OTOH, I'm really happy - she doesn't take one look at the stairs and go away. She lies down, looks at me, and whines to tell me she needs me to explain them to her. As I did with the upstairs stairs, I sit partway down blocking her view of all but the first two. Shape her to come up to the cliff, then try luring her down to the first step. Nyuh uh. The kibble is the same colour as the rug. So I put her dish up, and she starts to lean down, put one foot over the edge. When she's got the first step, I move down one and keep going. These are good stairs for teaching puppies - they're totally enclosed, and they have two 90 degree right angle turns with wider parts. Pretty soon she's all the way down. I expect her to be scared of the basement, too, but no, she starts exploring immediately.

I sit down and start from scratch, waiting for Eye Contact. This isn't easy, she's busy exploring with her eyes. She thinks Sit in position would be a good idea but takes a minute to get around to the Stare part. We get 5 seconds almost immediately. There's a shop vac sitting 8' away from my chair, so I shape her to target it. Sure, that's a quickie. Then I shape her to go around it. She thinks that's fun, she has to go under the hose and jump over the hose and at one point she asks if I'd like her to retrieve the wire.

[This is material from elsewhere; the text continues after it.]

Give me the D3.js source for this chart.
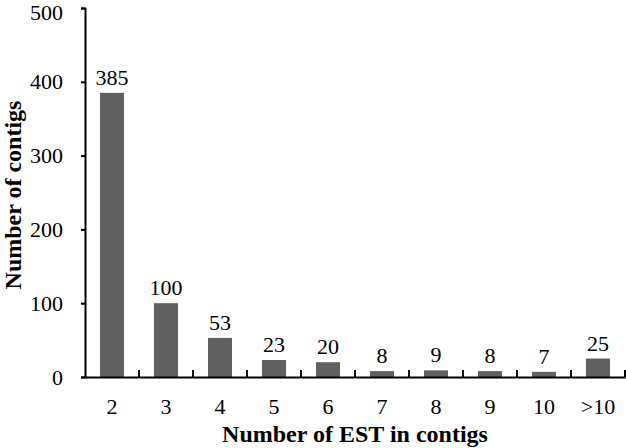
<!DOCTYPE html>
<html>
<head>
<meta charset="utf-8">
<script src="https://cdn.jsdelivr.net/npm/d3@7"></script>
<style>
body{margin:0;background:#fff}
text{font-family:"Liberation Serif","Times New Roman",serif}
</style>
</head>
<body>
<div id="chart"></div>
<script>
var categories = ["2","3","4","5","6","7","8","9","10",">10"]
var counts = [385,100,53,23,20,8,9,8,7,25]
var yTicks = [0,100,200,300,400,500]

var width = 626
var height = 448
var plotLeft = 85, plotRight = 625, plotTop = 8, plotBottom = 377

var svg = d3.select("#chart").append("svg")
	.attr("width",width)
	.attr("height",height)

var xScale = d3.scaleBand().domain(categories).range([plotLeft,plotRight]).paddingInner(0.555).paddingOuter(0.2775)
var xBand = d3.scaleBand().domain(categories).range([plotLeft,plotRight])
var yScale = d3.scaleLinear().domain([0,500]).range([plotBottom,plotTop])

// bars
svg.selectAll(".bars")
	.data(counts)
	.enter()
	.append("rect")
	.attr("x",function(d,i){return xScale(categories[i])})
	.attr("y",function(d){return yScale(d)})
	.attr("width",xScale.bandwidth())
	.attr("height",function(d){return plotBottom-yScale(d)})
	.attr("fill","#606060")

// value labels
svg.selectAll(".vals")
	.data(counts)
	.enter()
	.append("text")
	.text(function(d){return d})
	.attr("x",function(d,i){return xScale(categories[i])+xScale.bandwidth()/2})
	.attr("y",function(d){return yScale(d)-8})
	.attr("text-anchor","middle")
	.attr("font-size","22px")
	.attr("fill","#000")

// y axis
var yAxis = d3.axisLeft(yScale).tickValues(yTicks).tickSize(4).tickPadding(18)
var yG = svg.append("g").attr("transform","translate("+plotLeft+",0)").call(yAxis)
yG.select(".domain").attr("stroke","#000").attr("stroke-width",2)
yG.selectAll(".tick line").attr("stroke-width",2)
yG.selectAll("text").attr("font-size","22px").attr("font-family","Liberation Serif").attr("fill","#000")
yG.selectAll(".tick").filter(function(d){return d==500}).select("text").attr("dy","0.5em")

// x axis: boundary ticks pointing up
var xAxis = d3.axisBottom(xBand).tickSize(0).tickPadding(21)
var xG = svg.append("g").attr("transform","translate(0,"+plotBottom+")").call(xAxis)
xG.select(".domain").attr("stroke","#000").attr("stroke-width",2)
xG.selectAll("text").attr("font-size","22px").attr("font-family","Liberation Serif").attr("fill","#000")

var bounds = categories.map(function(c){return xBand(c)+xBand.bandwidth()})
svg.selectAll(".xtick")
	.data(bounds)
	.enter()
	.append("line")
	.attr("x1",function(d){return d}).attr("x2",function(d){return d})
	.attr("y1",plotBottom).attr("y2",plotBottom-7)
	.attr("stroke","#000").attr("stroke-width",2)

// axis titles
svg.append("text").text("Number of EST in contigs")
	.attr("x",(plotLeft+plotRight)/2).attr("y",442)
	.attr("text-anchor","middle").attr("font-size","24px").attr("font-weight","bold")

svg.append("text").text("Number of contigs")
	.attr("transform","translate(21,195) rotate(-90)")
	.attr("text-anchor","middle").attr("font-size","24px").attr("font-weight","bold")
</script>
</body>
</html>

We go out into another part of the basement, this is also no big deal. We find a soggy old soccer ball and I shape her to target it. Soon she's bopping it all over the room with her nose.

Scuba's lying on a disgarded blanket and I'm out of kibble, so I move my hand over the blanket and ask her to Go To Mat. She does. I get goose bumps and then I give her a big cuddle.

Then she runs right up the stairs. Up is easier than down.

A week of overcoming little fears and learning the meaning of cues. She looks like a small gangly adult now, not like a round fuzzy puppy. I'm starting to feel that I'm working and living with her, not just managing her in daily life.